The winners in this first round include General Motors ($2.7 million), battery materials startup Envia Systems ($4 million), ultracapacitor developer FastCAP Systems ($5.3 million), auto supplier Delphi Automotive Systems ($6.7 million), solar tech developer 1366 Technologies ($4 million), efficient designers PAX Streamline ($3 million), and several universities (for a complete list see here). In all, the funding will cover work across the spectrum of green technologies, including building efficiency, carbon capture, energy storage, fuel-efficient vehicle technologies, renewable energy, waste heat capture and water desalination.
Created in 2007, but left unfunded until passage of this year’s stimulus package, ARPA-E has $400 million to award over the next two years. The projects announced today represent just about 1 percent of the original pool of applicants.

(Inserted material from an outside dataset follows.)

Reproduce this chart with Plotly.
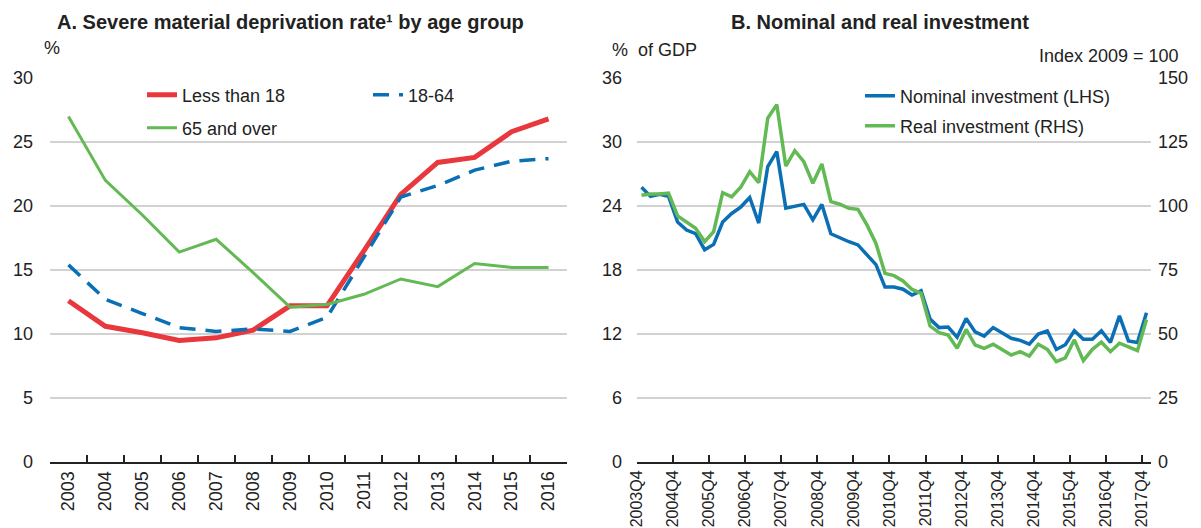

A team of 500 scientists from U.S. universities considered 3,600 preliminary proposals, and invited 300 of those teams to submit complete proposals this summer.
The DOE explained earlier this year an ideal ARPA-E applicant would have a “multi-disciplinary” technical idea that could reduce dependency on oil imports, improve energy efficiency across all sectors of the economy, reduce greenhouse gas emissions and/or give the U.S. an edge in deployment of energy technologies.
The grants are meant to support ideas and technologies in these areas that are facing the “valley of death” — the place where many capital-intensive cleantech startups go to die because they can’t find financing for a critical phase of development or commercialization.
“It’s not supposed to be things that are 90 percent worked out, but more what-if kinds of things,” biochemistry professor Lawrence Wackett, who’s working on an ARPA-E project at the University of Minnesota, told the New York Times.
Many of the projects funded under this first round — particularly the university projects — are at an earlier stage than when venture capitalists step in with big investments. Stealthy startup Envia Systems raised $3.2 million in Series A funding for its work on “a new class of cathode materials” in October 2008, but that would hardly be enough to finance the company’s development, commercialization and plans for high-volume production in late 2010 or early 2011.
Getting in on the ARPA-E program gives startups like Envia Systems access to more than government funds. The DOE has said it will work with teams to develop intellectual property strategy and technical data strategies, as well as a procurement or financial assistance instrument to help manage risk once government funding for a project runs out.
According to the Times, which interviewed Secretary Chu on Friday, “Some of the ideas may be supported until they are picked up by venture capitalists or major companies.” All is not lost for the 99 percent of proposals that did not receive funding in this first round: The DOE may host a “fair” to let venture capitalists sniff them out for investment.